Kosten für breit angelegte Nachforschungen eines Detektivs sind auch bei Verdacht der Vortäuschung eines Versicherungsfalls nur unter besonderen Umständen erstattungsfähig.
Die Einholung eines Schlüsselgutachtens gehört zu den Ermittlungen, die Versicherer heute schon routinemäßig zur Klärung der eigenen Einstandspflicht anstellen.
Normenkette
ZPO § 91
Verfahrensgang
LG Wuppertal (Beschluss vom 14.03.2005; Aktenzeichen 7 O 105/04) |
Tenor
Auf die Beschwerde des Klägers wird der Kostenfestsetzungsbeschluss der 7. Zivilkammer des LG Wuppertal vom 14.3.2005 (Nachfestsetzung von Sachverständigen- und Detektivkosten) unter Abweisung des diesbezüglichen Antrags der Beklagten kostenpflichtig aufgehoben.
Gründe
Die Beschwerde macht mit Recht geltend, dass es sich bei den von der Beklagten aufgewandten und vom LG als erstattungsfähig angesehenen Kosten für das vorgerichtlich eingeholte Schlüsselgutachten und für die Tätigkeit des Detektivs nicht um notwendige Kosten des Rechtsstreits (§ 91 ZPO) handelt. Anerkanntermaßen sind die Kosten für Ermittlungen, die der Versicherer zur Klärung seiner Leistungspflicht anstellt, grundsätzlich als übliche Geschäftsunkosten von ihm selbst zu tragen (Prölss/Voit/Knappmann, 27. Aufl., § 66 VVG Rz. 15; OLG Rostock VersR 2005, 855). Die Kosten vorgerichtlich veranlasster Ermittlungen können allerdings ausnahmsweise dann notwendige Kosten (§ 91 ZPO) eines anschließend geführten Deckungsrechtsstreits sein, wenn der Versicherer Anlass hatte anzunehmen, dass der Versicherungsfall lediglich vorgetäuscht war, und er diesem Verdacht etwa durch Einschaltung Dritter nachgegangen war. Auch in einem solchen Fall muss sich der Ermittlungsaufwand allerdings in angemessenen Grenzen halten, die maßgeblich von der wirtschaftlichen Bedeutung der Sache und der Intensität des Vortäuschungsverdachts bestimmt werden. Hier waren die Verdachtsmomente nicht so dringlich, dass dies angesichts der wirtschaftlichen Bedeutung der Sache (Klageforderung 29.500 EUR) die kostenträchtige (6.884,60 EUR) Einschaltung eines Detektivs und Schlüsselgutachters gerechtfertigt hätte. Insbesondere Kosten für breit angelegte Nachforschungen eines Detektivs in der Nachbarschaft des Versicherungsnehmers können nur unter besonderen Umständen, die hier nicht vorliegen, erstattungsfähig sein (OLG Düsseldorf r+s 1996, 380). Es würde zu einer unerträglichen Belastung des Versicherungsnehmers führen, könnte der Versicherer bei nicht zu leugnendem Vortäuschungsverdacht kostspielige Ermittlungen betreiben, für die der Versicherungsnehmer auch dann aufzukommen hätte, selbst wenn - wie hier - letztlich ungeklärt bleibt, ob der Versicherungsfall tatsächlich vorgetäuscht war, und wenn die Deckungsklage wie vorliegend aus anderen Gründen keinen Erfolg hat.

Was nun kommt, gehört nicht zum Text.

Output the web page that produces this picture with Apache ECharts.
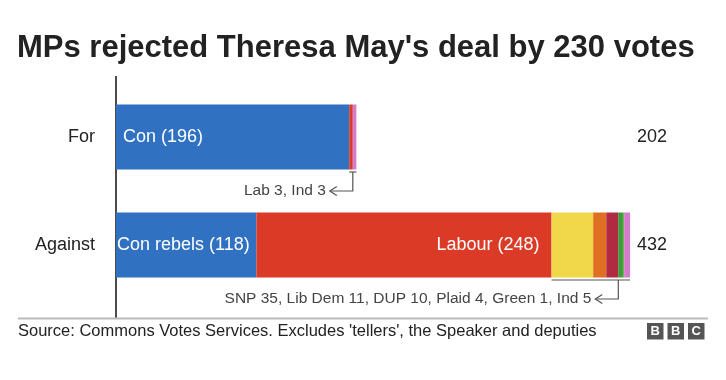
<!DOCTYPE html>
<html><head><meta charset="utf-8">
<script src="https://cdn.jsdelivr.net/npm/echarts@6/dist/echarts.min.js"></script>
<style>html,body{margin:0;padding:0;background:#fff}#c{width:726px;height:380px}</style>
</head><body><div id="c"></div>
<script>
// ---- data ----
const categories = ['For', 'Against'];
const con    = [196, 118];
const lab    = [3, 248];
const snp    = [0, 35];
const libDem = [0, 11];
const dup    = [0, 10];
const plaid  = [0, 4];
const green  = [0, 1];
const ind    = [3, 5];
const conLabels = ['Con (196)', 'Con rebels (118)'];
const labLabels = ['', 'Labour (248)'];
const notes = ['Lab 3, Ind 3', 'SNP 35, Lib Dem 11, DUP 10, Plaid 4, Green 1, Ind 5'];
const titleText = "MPs rejected Theresa May's deal by 230 votes";
const sourceText = "Source: Commons Votes Services. Excludes 'tellers', the Speaker and deputies";

const FONT = '"Liberation Sans", Arial, Helvetica, sans-serif';
const colors = {
  con: '#3071c2', lab: '#db3a27', snp: '#f0d84a', ld: '#e06f22',
  dup: '#b02a42', plaid: '#3f9a3f', green: '#6cb64f', ind: '#d47cc9'
};

const chart = echarts.init(document.getElementById('c'), null, {renderer: 'canvas'});

function series(name, values, color, extra) {
  return Object.assign({
    name, type: 'bar', stack: 'v', data: values, barWidth: 65,
    itemStyle: {color}, emphasis: {disabled: true}, silent: true
  }, extra || {});
}

const conData = con.map((v, i) => ({
  value: v,
  label: {show: true, position: 'insideLeft', distance: i === 0 ? 7 : 1,
          formatter: conLabels[i], color: '#fff', fontSize: 18, fontFamily: FONT}
}));
const labData = lab.map((v, i) => ({
  value: v,
  label: {show: !!labLabels[i], position: 'insideRight', distance: 12,
          formatter: labLabels[i], color: '#fff', fontSize: 18, fontFamily: FONT}
}));

chart.setOption({
  animation: false,
  grid: {left: 116, top: 83, width: 595, height: 216, containLabel: false},
  xAxis: {type: 'value', min: 0, max: 500, show: false},
  yAxis: {
    type: 'category', data: categories, inverse: true,
    axisLine: {show: false}, axisTick: {show: false},
    axisLabel: {fontSize: 18, color: '#222', margin: 21, fontFamily: FONT}
  },
  series: [
    series('Con', conData, colors.con),
    series('Lab', labData, colors.lab),
    series('SNP', snp, colors.snp),
    series('Lib Dem', libDem, colors.ld),
    series('DUP', dup, colors.dup),
    series('Plaid', plaid, colors.plaid),
    series('Green', green, colors.green),
    series('Ind', ind, colors.ind)
  ]
});

// ---- annotations derived from the data through the chart's scales ----
const allSeries = [con, lab, snp, libDem, dup, plaid, green, ind];
const totals = categories.map((c, i) => allSeries.reduce((s, a) => s + a[i], 0));
const smallStart = categories.map((c, i) => (i === 0 ? con[i] : con[i] + lab[i]));
const anchorFrac = [0.5, 0.85];
const elements = [];
const LINE = '#555';

categories.forEach((cat, i) => {
  const cy = chart.convertToPixel({yAxisIndex: 0}, cat);
  const x0 = chart.convertToPixel({xAxisIndex: 0}, smallStart[i]);
  const x1 = chart.convertToPixel({xAxisIndex: 0}, totals[i]);
  const bottom = cy + 32.5;
  const by = bottom + 2.5;
  const vx = x0 + (x1 - x0) * anchorFrac[i];
  const dy = bottom + 21.5;
  const tip = vx - 23;
  elements.push({type: 'polyline', silent: true,
    shape: {points: [[x0, by], [x1, by]]}, style: {stroke: LINE, lineWidth: 1.2, fill: null}});
  elements.push({type: 'polyline', silent: true,
    shape: {points: [[vx, by], [vx, dy], [tip, dy]]}, style: {stroke: LINE, lineWidth: 1.2, fill: null}});
  elements.push({type: 'polyline', silent: true,
    shape: {points: [[tip + 7, dy - 4.5], [tip, dy], [tip + 7, dy + 4.5]]}, style: {stroke: LINE, lineWidth: 1.2, fill: null}});
  elements.push({type: 'text', silent: true, x: tip - 4, y: dy,
    style: {text: notes[i], fill: '#444', fontSize: 15.5, fontFamily: FONT, align: 'right', verticalAlign: 'middle'}});
  elements.push({type: 'text', silent: true, x: 637, y: cy,
    style: {text: String(totals[i]), fill: '#222', fontSize: 18, fontFamily: FONT, align: 'left', verticalAlign: 'middle'}});
});

// axis line
elements.push({type: 'line', silent: true, shape: {x1: 116, y1: 76, x2: 116, y2: 318},
  style: {stroke: '#111', lineWidth: 1.5}});
// title
elements.push({type: 'text', silent: true, x: 17, y: 48,
  style: {text: titleText, fill: '#222', fontSize: 31, fontWeight: 'bold', fontFamily: FONT, verticalAlign: 'middle'}});
// footer
elements.push({type: 'line', silent: true, shape: {x1: 18, y1: 318.5, x2: 708, y2: 318.5},
  style: {stroke: '#bbb', lineWidth: 2}});
elements.push({type: 'text', silent: true, x: 18, y: 331,
  style: {text: sourceText, fill: '#222', fontSize: 16.5, fontFamily: FONT, verticalAlign: 'middle'}});
['B', 'B', 'C'].forEach((ch, k) => {
  const bx = 647 + k * 20.5;
  elements.push({type: 'rect', silent: true, shape: {x: bx, y: 323, width: 16.5, height: 16.5},
    style: {fill: '#555'}});
  elements.push({type: 'text', silent: true, x: bx + 8.25, y: 331.5,
    style: {text: ch, fill: '#fff', fontSize: 13, fontWeight: 'bold', fontFamily: FONT, align: 'center', verticalAlign: 'middle'}});
});

chart.setOption({graphic: {elements}});
</script>
</body></html>
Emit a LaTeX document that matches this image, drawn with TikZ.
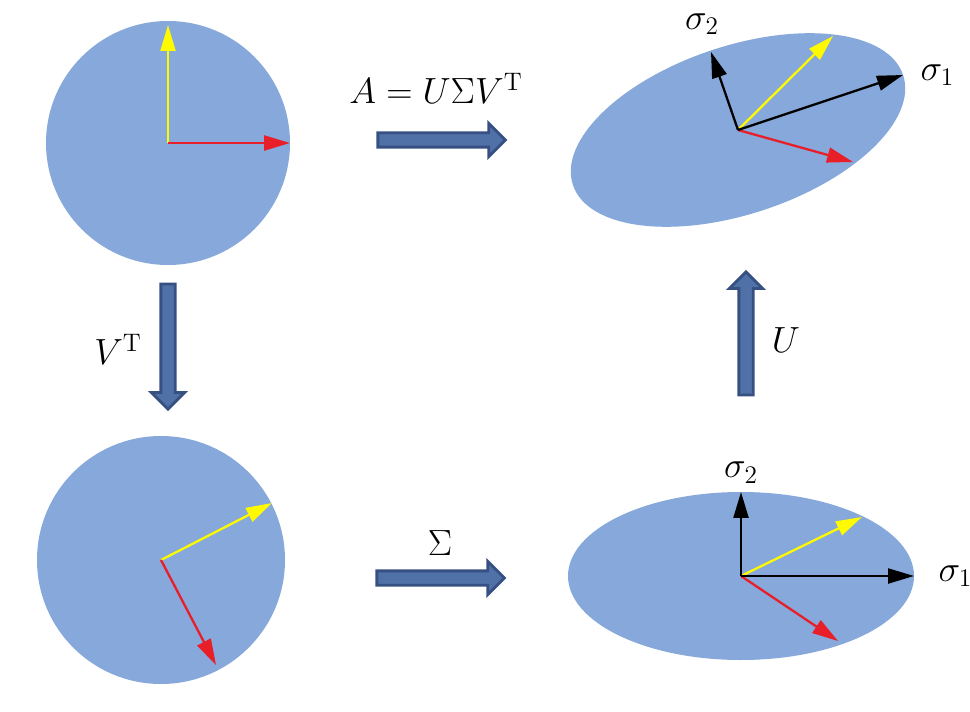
\documentclass[tikz,border=0pt]{standalone}
\usepackage{amsmath,amssymb}
\usepackage{xcolor}
\usetikzlibrary{arrows.meta,shapes.arrows}
\definecolor{disc}{RGB}{134,168,219}
\definecolor{bararrow}{RGB}{80,112,168}
\definecolor{barborder}{RGB}{54,80,130}
\definecolor{vred}{RGB}{232,30,40}
\definecolor{vyellow}{RGB}{255,250,0}

\begin{document}
\begin{tikzpicture}[x=0.02cm,y=0.02cm,
  vec/.style={line width=1.3pt,-{Triangle[length=0.52cm,width=0.3cm]}},
  bigarrow/.style={single arrow,fill=bararrow,draw=barborder,line width=1.6pt,
    inner sep=0.115cm,single arrow head extend=0.19cm,single arrow head indent=0pt,
    minimum height=2.55cm},
  lbl/.style={font=\fontsize{19.5}{23}\selectfont}]
  \useasboundingbox (0,0) rectangle (970,711);
  % Draw the four shapes
  \fill[disc] (168,568) circle (122);
  \fill[disc] (161,151) circle (124);
  \fill[disc] (741,135) ellipse (173 and 84);
  \fill[disc,rotate around={18.4:(738,581)}] (738,581) ellipse (174 and 84);
  % Origins of the vectors
  \coordinate (o1) at (168,568);
  \coordinate (o2) at (161,151);
  \coordinate (o3) at (741,135);
  \coordinate (o4) at (738,581);
  % Draw vectors on the unit circle
  \draw[vec,vyellow] (o1) -- (168,686);
  \draw[vec,vred] (o1) -- (290,568);
  % Draw vectors after V^T
  \draw[vec,vyellow] (o2) -- (272,208);
  \draw[vec,vred] (o2) -- (216,46);
  % Draw vectors after Sigma
  \draw[vec,vyellow] (o3) -- (862,194);
  \draw[vec,vred] (o3) -- (838,70);
  \draw[vec,black] (o3) -- (741,219) node[lbl,above=1pt] {$\sigma_2$};
  \draw[vec,black] (o3) -- (914,135) node[lbl,right=10pt] {$\sigma_1$};
  % Draw vectors after U
  \draw[vec,vyellow] (o4) -- (833,675);
  \draw[vec,vred] (o4) -- (853,549);
  \draw[vec,black] (o4) -- (711,659);
  \node[lbl] (s2top) at (702,687) {$\sigma_2$};
  \draw[vec,black] (o4) -- (903,636) node[lbl,right=6pt] {$\sigma_1$};
  % Draw the block arrows
  \node[bigarrow] (svd) at (438,571) {};
  \node[bigarrow] (sig) at (437,133) {};
  \node[bigarrow,rotate=-90,minimum height=2.5cm] (vt) at (168,368) {};
  \node[bigarrow,rotate=90,minimum height=2.46cm] (u) at (746,374) {};
  % Labels of the maps
  \node[lbl] (svdlabel) at (436,623) {$A=U\Sigma V^{\mathrm{T}}$};
  \node[lbl] (siglabel) at (440,168) {$\Sigma$};
  \node[lbl] (vtlabel) at (118,362) {$V^{\mathrm{T}}$};
  \node[lbl] (ulabel) at (786,371) {$U$};
\end{tikzpicture}
\end{document}
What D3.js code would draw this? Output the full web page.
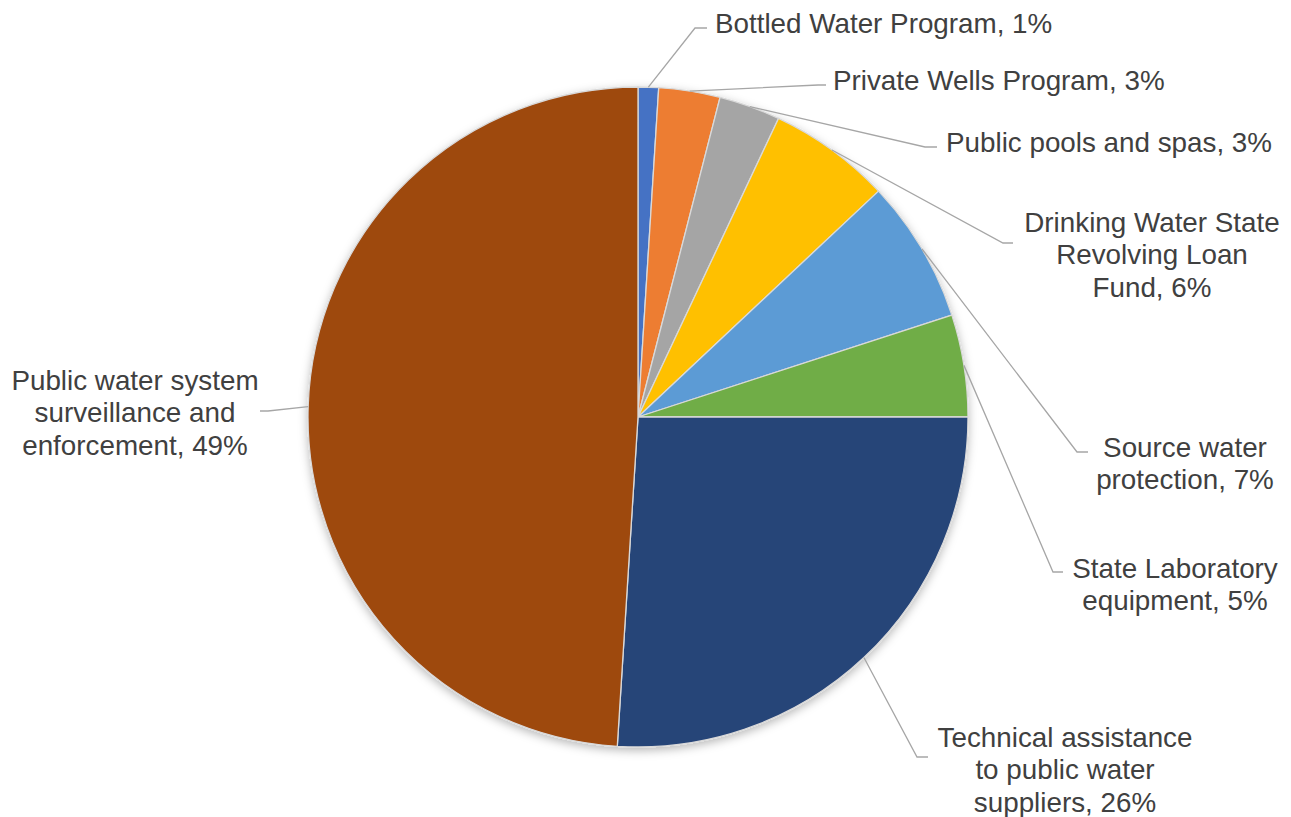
<!DOCTYPE html>
<head>
    <meta charset="utf-8">
    <title>Drinking water program shares</title>
    <style>
        body { margin: 0; background: #fff; }
        text { font-family: "Liberation Sans", Arial, sans-serif; }
    </style>
</head>

<body>

    <script src="https://d3js.org/d3.v7.min.js"></script>

    <script>

        // slice data, clockwise from 12 o'clock
        var categories = [
            'Bottled Water Program',
            'Private Wells Program',
            'Public pools and spas',
            'Drinking Water State Revolving Loan Fund',
            'Source water protection',
            'State Laboratory equipment',
            'Technical assistance to public water suppliers',
            'Public water system surveillance and enforcement'
        ];
        var shares = [1, 3, 3, 6, 7, 5, 26, 49];
        var colors = ['#4472C4', '#ED7D31', '#A5A5A5', '#FFC000', '#5B9BD5', '#70AD47', '#264478', '#9E480E'];

        // how each label wraps
        var labelLines = [
            ['Bottled Water Program, 1%'],
            ['Private Wells Program, 3%'],
            ['Public pools and spas, 3%'],
            ['Drinking Water State', 'Revolving Loan', 'Fund, 6%'],
            ['Source water', 'protection, 7%'],
            ['State Laboratory', 'equipment, 5%'],
            ['Technical assistance', 'to public water', 'suppliers, 26%'],
            ['Public water system', 'surveillance and', 'enforcement, 49%']
        ];

        // label placement (text anchor x, first baseline, leader elbow and end)
        var labelPos = [
            { x: 715, y: 33, anchor: 'start', elbow: [695, 28], end: [707, 28] },
            { x: 833, y: 90, anchor: 'start', elbow: [818, 85], end: [826, 85] },
            { x: 946, y: 152, anchor: 'start', elbow: [925, 147], end: [937, 147] },
            { x: 1152, y: 232, anchor: 'middle', elbow: [1003, 243], end: [1013, 243] },
            { x: 1185, y: 457, anchor: 'middle', elbow: [1077, 452], end: [1088, 452] },
            { x: 1175, y: 578, anchor: 'middle', elbow: [1053, 572], end: [1063, 572] },
            { x: 1065, y: 747, anchor: 'middle', elbow: [917, 757], end: [928, 757] },
            { x: 135, y: 390, anchor: 'middle', elbow: [268, 411], end: [260, 411] }
        ];

        var width = 1291,
            height = 817,
            cx = 638,
            cy = 417,
            radius = 330,
            lineHeight = 32.3;

        var data = categories.map(function (c, i) {
            return { name: c, value: shares[i], color: colors[i], lines: labelLines[i], pos: labelPos[i] };
        });

        var pie = d3.pie()
            .sort(null)
            .value(function (d) { return d.value; });

        var arc = d3.arc()
            .innerRadius(0)
            .outerRadius(radius);

        var edgeArc = d3.arc()
            .innerRadius(radius)
            .outerRadius(radius);

        var svg = d3.select('body').append('svg')
            .attr('width', width)
            .attr('height', height);

        // soft shadow round the pie
        var defs = svg.append('defs');
        var shadow = defs.append('filter')
            .attr('id', 'shadow')
            .attr('x', '-10%').attr('y', '-10%')
            .attr('width', '120%').attr('height', '120%');
        shadow.append('feDropShadow')
            .attr('dx', 0)
            .attr('dy', 3)
            .attr('stdDeviation', 5)
            .attr('flood-color', '#000')
            .attr('flood-opacity', 0.28);

        var g = svg.append('g')
            .attr('transform', 'translate(' + cx + ',' + cy + ')');

        var arcs = pie(data);

        g.append('g')
            .attr('filter', 'url(#shadow)')
            .selectAll('path')
            .data(arcs)
            .enter().append('path')
            .attr('d', arc)
            .attr('fill', function (d) { return d.data.color; })
            .attr('stroke', '#d9d9d9')
            .attr('stroke-width', 1.3);

        // leader lines
        svg.append('g')
            .selectAll('polyline')
            .data(arcs)
            .enter().append('polyline')
            .attr('points', function (d) {
                var c = edgeArc.centroid(d);
                var p = d.data.pos;
                return [[cx + c[0], cy + c[1]], p.elbow, p.end].join(' ');
            })
            .attr('fill', 'none')
            .attr('stroke', '#a6a6a6')
            .attr('stroke-width', 1.3);

        // labels
        var labels = svg.append('g')
            .selectAll('text')
            .data(data)
            .enter().append('text')
            .attr('x', function (d) { return d.pos.x; })
            .attr('y', function (d) { return d.pos.y; })
            .attr('text-anchor', function (d) { return d.pos.anchor; })
            .attr('font-size', '27.8px')
            .attr('fill', '#404040');

        labels.selectAll('tspan')
            .data(function (d) { return d.lines.map(function (l) { return { text: l, x: d.pos.x }; }); })
            .enter().append('tspan')
            .attr('x', function (d) { return d.x; })
            .attr('dy', function (d, i) { return i === 0 ? 0 : lineHeight; })
            .text(function (d) { return d.text; });

    </script>

</body>
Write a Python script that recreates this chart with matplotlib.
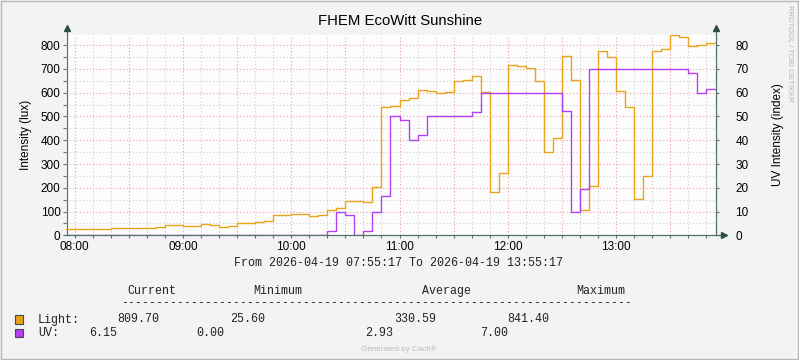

Die Einholung eines Schlüsselgutachtens gehört zu den Ermittlungen, die Versicherer heute schon routinemäßig zur Klärung der eigenen Einstandspflicht anstellen, auch wenn nur diffuse Zweifel aufkommen, die noch nicht den Grad eines fassbaren Vortäuschungsverdachts erreichen.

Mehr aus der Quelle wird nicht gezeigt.